We should make the distinction about 'breeders' (and by this I have also meant reputable breeders who breed responsibly) as opposed to puppy farmers. Can we express it like that to avoid confusion.
Baskingseals -I see where you are coming from. You love your dog and want to have a continuation of that line. Lots of people have dogs who are parents and offspring. (One of my neighbours has a father and son pair of JRT although the father is such a bad tempered little bastard I can't imagine why they bred it.)
I don't see any problem with your contemplating breeding your dog within certain restraints (once) - you live in a rural area, and dogs are worked. Breeding between dogs who are well known to the respective owners and each other, where owners know of health and temperaments, is fairly responsible, for a one off event. I cannot know for certain but I imagine dogs bred in these circumstances are not in the same category of puppy farmed dogs. So I don't see an issue with this. You are not strangers to each other. But you'd have to have responsible ways of selling the pups. I would consider buying a dog bred like this. After all, the dogs have been selected on the basis of their work ability, or temperament, or health/hardiness. Many reputable breeders (by this I mean producing Kennel club standard show lines) breed for appearance or to retain a certain KC desired characteristic, and this is how a lot of deformities have come in. So this hobbyist breeding, done responsibly, could be OK.

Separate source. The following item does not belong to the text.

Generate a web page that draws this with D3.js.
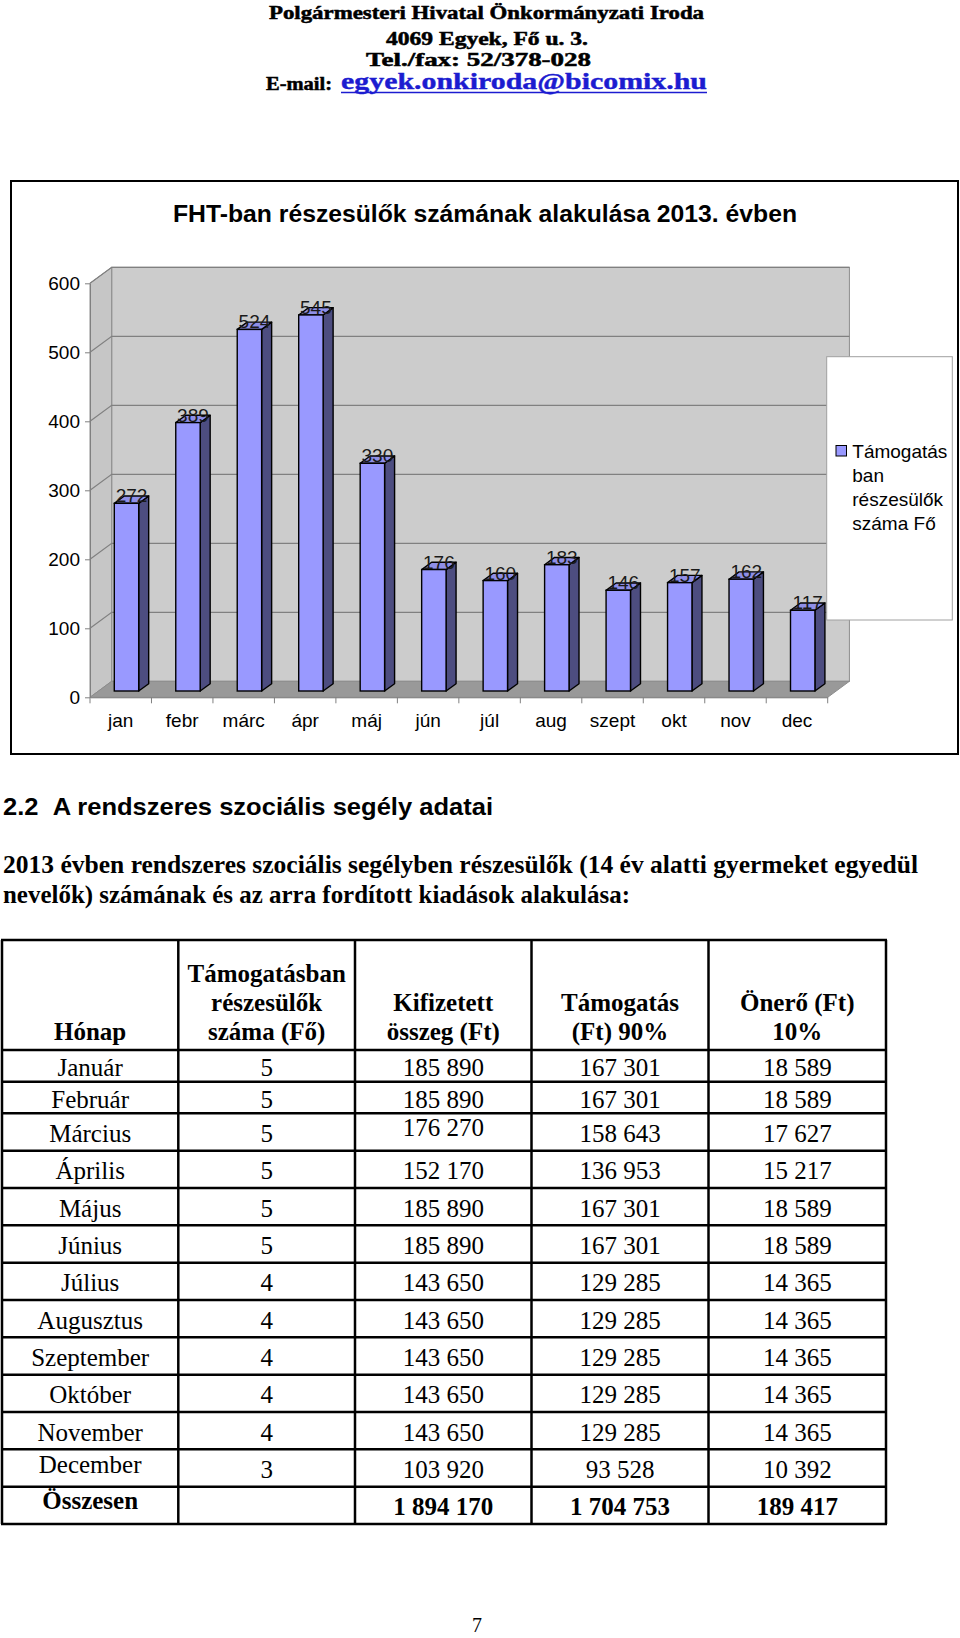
<!DOCTYPE html>
<html><head><meta charset="utf-8">
<script src="https://cdn.jsdelivr.net/npm/d3@7"></script>
<style>body{margin:0;background:#fff}svg{display:block}</style>
</head><body><svg id="page" width="960" height="1638"></svg>
<script>
// ---------------- DATA ----------------
const headerLines = ["Polgármesteri Hivatal Önkormányzati Iroda", "4069 Egyek, Fő u. 3.", "Tel./fax: 52/378-028"];
const emailLabel = "E-mail:";
const emailLink = "egyek.onkiroda@bicomix.hu";
const chartTitle = "FHT-ban részesülők számának alakulása 2013. évben";
const months = ["jan", "febr", "márc", "ápr", "máj", "jún", "júl", "aug", "szept", "okt", "nov", "dec"];
const values = [272, 389, 524, 545, 330, 176, 160, 183, 146, 157, 162, 117];
const yTicks = [0, 100, 200, 300, 400, 500, 600];
const legendLines = ["Támogatás", "ban", "részesülők", "száma Fő"];
const sectionHeading = "2.2\u00a0\u00a0A rendszeres szociális segély adatai";
const paragraphLines = ["2013 évben rendszeres szociális segélyben részesülők (14 év alatti gyermeket egyedül",
                        "nevelők) számának és az arra fordított kiadások alakulása:"];
const columnHeaders = [["Hónap"], ["Támogatásban", "részesülők", "száma (Fő)"], ["Kifizetett", "összeg (Ft)"], ["Támogatás", "(Ft) 90%"], ["Önerő (Ft)", "10%"]];
const tableMonths = ["Január", "Február", "Március", "Április", "Május", "Június", "Július", "Augusztus", "Szeptember", "Október", "November", "December"];
const recipients = [5, 5, 5, 5, 5, 5, 4, 4, 4, 4, 4, 3];
const paidAmounts = [185890, 185890, 176270, 152170, 185890, 185890, 143650, 143650, 143650, 143650, 143650, 103920];
const supportAmounts = [167301, 167301, 158643, 136953, 167301, 167301, 129285, 129285, 129285, 129285, 129285, 93528];
const ownAmounts = [18589, 18589, 17627, 15217, 18589, 18589, 14365, 14365, 14365, 14365, 14365, 10392];
const totalLabel = "Összesen";
const totals = [1894170, 1704753, 189417];
const pageNumber = "7";

// ---------------- DRAW ----------------
const svg = d3.select("#page");
const sans = "'Liberation Sans', Arial, sans-serif";
const serif = "'Liberation Serif', 'Times New Roman', serif";

// Letterhead
const hdrLayout = [{y: 18.5, x0: 269, x1: 704}, {y: 45, x0: 386, x1: 588}, {y: 66, x0: 366, x1: 591}];
svg.append("g").selectAll("text").data(headerLines).join("text")
  .attr("x", (d, i) => hdrLayout[i].x0).attr("y", (d, i) => hdrLayout[i].y)
  .attr("textLength", (d, i) => hdrLayout[i].x1 - hdrLayout[i].x0).attr("lengthAdjust", "spacingAndGlyphs")
  .attr("font-family", serif).attr("font-weight", "bold").attr("font-size", 18)
  .attr("stroke", "#000").attr("stroke-width", 0.5).text(d => d);
svg.append("text").attr("x", 266).attr("y", 90).attr("textLength", 66).attr("lengthAdjust", "spacingAndGlyphs")
  .attr("font-family", serif).attr("font-weight", "bold").attr("font-size", 18)
  .attr("stroke", "#000").attr("stroke-width", 0.5).text(emailLabel);
svg.append("text").attr("x", 341).attr("y", 89).attr("textLength", 366).attr("lengthAdjust", "spacingAndGlyphs")
  .attr("font-family", serif).attr("font-weight", "bold").attr("font-size", 23).attr("fill", "#1c1cd0")
  .attr("stroke", "#1c1cd0").attr("stroke-width", 0.4).text(emailLink);
svg.append("line").attr("x1", 341).attr("x2", 707).attr("y1", 92.5).attr("y2", 92.5).attr("stroke", "#1c1cd0").attr("stroke-width", 1.6);

// Chart
const X0 = 90, X1 = 827.7, Y0 = 697.3, Y1 = 283.3, DX = 21.7, DY = -16;
const x = d3.scaleBand().domain(months).range([X0, X1]).padding(0);
const y = d3.scaleLinear().domain([0, 600]).range([Y0, Y1]);
const ch = svg.append("g");
ch.append("rect").attr("x", 11).attr("y", 181).attr("width", 947).attr("height", 573)
  .attr("fill", "#fff").attr("stroke", "#000").attr("stroke-width", 2);
ch.append("text").attr("x", 173).attr("y", 222).attr("textLength", 624).attr("lengthAdjust", "spacingAndGlyphs")
  .attr("font-family", sans).attr("font-weight", "bold").attr("font-size", 23).text(chartTitle);

// walls
ch.append("rect").attr("x", X0 + DX).attr("y", y(600) + DY).attr("width", X1 - X0).attr("height", y(0) - y(600))
  .attr("fill", "#cccccc").attr("stroke", "#8c8c8c");
ch.append("path").attr("d", `M${X0},${y(0)}L${X0},${y(600)}L${X0 + DX},${y(600) + DY}L${X0 + DX},${y(0) + DY}Z`)
  .attr("fill", "#c6c6c6").attr("stroke", "#8c8c8c");
ch.append("path").attr("d", `M${X0},${Y0}L${X1},${Y0}L${X1 + DX},${Y0 + DY}L${X0 + DX},${Y0 + DY}Z`)
  .attr("fill", "#999999").attr("stroke", "#8c8c8c");
ch.append("g").selectAll("path").data(yTicks.filter(t => t > 0)).join("path")
  .attr("d", t => `M${X0},${y(t)}L${X0 + DX},${y(t) + DY}L${X1 + DX},${y(t) + DY}`)
  .attr("fill", "none").attr("stroke", "#808080").attr("stroke-width", 1.2);

// axes
const ya = ch.append("g").attr("transform", `translate(${X0},0)`)
  .call(d3.axisLeft(y).tickValues(yTicks).tickSize(5).tickPadding(5).tickSizeOuter(0));
ya.select(".domain").attr("stroke", "#808080");
ya.selectAll(".tick line").attr("stroke", "#808080");
ya.selectAll("text").attr("font-family", sans).attr("font-size", 19).attr("fill", "#000");

const xa = ch.append("g").attr("transform", `translate(0,${Y0})`)
  .call(d3.axisBottom(x).tickSize(0).tickPadding(16).tickSizeOuter(0));
xa.select(".domain").attr("stroke", "#808080");
xa.selectAll("text").attr("font-family", sans).attr("font-size", 19).attr("fill", "#000");
ch.append("g").selectAll("line").data(months.map(m => x(m)).concat([X1])).join("line")
  .attr("x1", d => d).attr("x2", d => d).attr("y1", Y0).attr("y2", Y0 + 6).attr("stroke", "#808080");

// bars
const bw = x.bandwidth();
const faceOff = bw * 0.395, faceW = bw * 0.397, bdx = 10, bdy = -7.3, lift = -6.3;
const bars = ch.append("g").selectAll("g").data(months.map((m, i) => ({m, v: values[i]}))).join("g");
bars.each(function(d) {
  const g = d3.select(this);
  const L = x(d.m) + faceOff, R = L + faceW, B = y(0) + lift, T = y(d.v) + lift;
  g.append("path").attr("d", `M${R},${T}L${R + bdx},${T + bdy}L${R + bdx},${B + bdy}L${R},${B}Z`)
    .attr("fill", "#4d4d80").attr("stroke", "#000").attr("stroke-width", 1.4).attr("stroke-linejoin", "round");
  g.append("path").attr("d", `M${L},${T}L${R},${T}L${R + bdx},${T + bdy}L${L + bdx},${T + bdy}Z`)
    .attr("fill", "#8f8fe8").attr("stroke", "#000").attr("stroke-width", 1.4).attr("stroke-linejoin", "round");
  g.append("rect").attr("x", L).attr("y", T).attr("width", faceW).attr("height", B - T)
    .attr("fill", "#9999ff").attr("stroke", "#000").attr("stroke-width", 1.4);
});
ch.append("g").selectAll("text").data(months.map((m, i) => ({m, v: values[i]}))).join("text")
  .attr("x", d => x(d.m) + faceOff + faceW / 2 + bdx / 2).attr("y", d => y(d.v) + lift - 1)
  .attr("text-anchor", "middle").attr("font-family", sans).attr("font-size", 19).attr("fill", "#1a1a1a")
  .text(d => d.v);

// legend
ch.append("rect").attr("x", 826.7).attr("y", 356.7).attr("width", 125.6).attr("height", 263.3)
  .attr("fill", "#fff").attr("stroke", "#a0a0a0");
ch.append("rect").attr("x", 836).attr("y", 445.5).attr("width", 10.5).attr("height", 10.5)
  .attr("fill", "#9999ff").attr("stroke", "#000");
ch.append("g").selectAll("text").data(legendLines).join("text")
  .attr("x", 852.3).attr("y", (d, i) => 457.5 + i * 24)
  .attr("font-family", sans).attr("font-size", 19).attr("fill", "#000").text(d => d);

// Section heading & paragraph
svg.append("text").attr("x", 3).attr("y", 815).attr("textLength", 490).attr("lengthAdjust", "spacingAndGlyphs")
  .attr("font-family", sans).attr("font-weight", "bold").attr("font-size", 24).text(sectionHeading);
const paraW = [915, 627];
svg.append("g").selectAll("text").data(paragraphLines).join("text")
  .attr("x", 3).attr("y", (d, i) => 873.3 + i * 30).attr("textLength", (d, i) => paraW[i]).attr("lengthAdjust", "spacingAndGlyphs")
  .attr("font-family", serif).attr("font-weight", "bold").attr("font-size", 24.5).text(d => d);

// Table
const fmt = d3.formatLocale({decimal: ",", thousands: " ", grouping: [3], currency: ["", ""]}).format(",d");
const colEdges = [2, 178.3, 355, 531.5, 708.5, 886];
const colMid = colEdges.slice(0, -1).map((c, i) => (c + colEdges[i + 1]) / 2);
const tableTop = 940, headBottom = 1050;
const rowHeights = [31.7, 31.6].concat(d3.range(11).map(() => 37.34));
const rowEdges = [headBottom];
rowHeights.forEach(h => rowEdges.push(rowEdges[rowEdges.length - 1] + h));
const tableBottom = rowEdges[rowEdges.length - 1];
const tg = svg.append("g");

// header cells
columnHeaders.forEach((lines, ci) => {
  tg.append("g").selectAll("text").data(lines).join("text")
    .attr("x", colMid[ci]).attr("y", (d, li) => 1040 - (lines.length - 1 - li) * 29)
    .attr("text-anchor", "middle").attr("font-family", serif).attr("font-weight", "bold").attr("font-size", 25)
    .text(d => d);
});

// body rows
const rows = tableMonths.map((m, i) => [m, String(recipients[i]), fmt(paidAmounts[i]), fmt(supportAmounts[i]), fmt(ownAmounts[i])]);
rows.push([totalLabel, "", fmt(totals[0]), fmt(totals[1]), fmt(totals[2])]);
const shift = (ri, ci) => {
  if (ri === 2 && ci === 2) return -5.5;
  if (ri === 11 && ci === 0) return -5;
  if (ri === 12 && ci === 0) return -6.5;
  return 0;
};
rows.forEach((r, ri) => {
  const mid = (rowEdges[ri] + rowEdges[ri + 1]) / 2;
  tg.append("g").selectAll("text").data(r).join("text")
    .attr("x", (d, ci) => colMid[ci]).attr("y", (d, ci) => mid + 10 + shift(ri, ci))
    .attr("text-anchor", "middle").attr("font-family", serif).attr("font-size", 25)
    .attr("font-weight", ri === rows.length - 1 ? "bold" : "normal")
    .text(d => d);
});

// grid lines
tg.append("g").selectAll("line").data([tableTop].concat(rowEdges)).join("line")
  .attr("x1", colEdges[0] - 1).attr("x2", colEdges[colEdges.length - 1] + 1).attr("y1", d => d).attr("y2", d => d)
  .attr("stroke", "#000").attr("stroke-width", 2.5);
tg.append("g").selectAll("line").data(colEdges).join("line")
  .attr("x1", d => d).attr("x2", d => d).attr("y1", tableTop).attr("y2", tableBottom)
  .attr("stroke", "#000").attr("stroke-width", 2.5);

// page number
svg.append("text").attr("x", 477).attr("y", 1632).attr("text-anchor", "middle")
  .attr("font-family", serif).attr("font-size", 20).text(pageNumber);
</script>
</body></html>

Even dogs from reputable licensed breeders can turn out bad. There are no guarantees. Some dogs are genetically predisposed to certain characteristics, like Rage Syndrome in red cockers, or cavalier KC spaniels having heart murmurs or their brains growing too large for their skulls. I could go on.
Even before this dreadful incident, I had decided on never getting a rescue dog. Too much risk. Dogs who have been fucked up by someone else. I am not experienced enough to rectify that.
So we come back to there being too many dogs in rescues to ever stand a reasonable prospect of being responsibly rehomed. For their own protection, to prevent months and maybe years of languishing in kennels getting stressed out, then being rehomed badly by a rescue organisation, however reputable -aren't these dogs better off being destroyed after 7 days? Or maybe a month. Because there are no shortage of them.
Then, bring back licences. Make them expensive. There can be exemptions for elderly. I don't know how you'd means test it because it's not fair that poorer people can't have dogs and I don't want to discriminate against them. People like the homeless have dogs for self-protection, for example.
People out with a dog who can't produce a licence upon request -dog immediately confiscated and temporary stay in kennels, then destroyed. Painful at first but wouldn't this encourage more responsible dog ownership?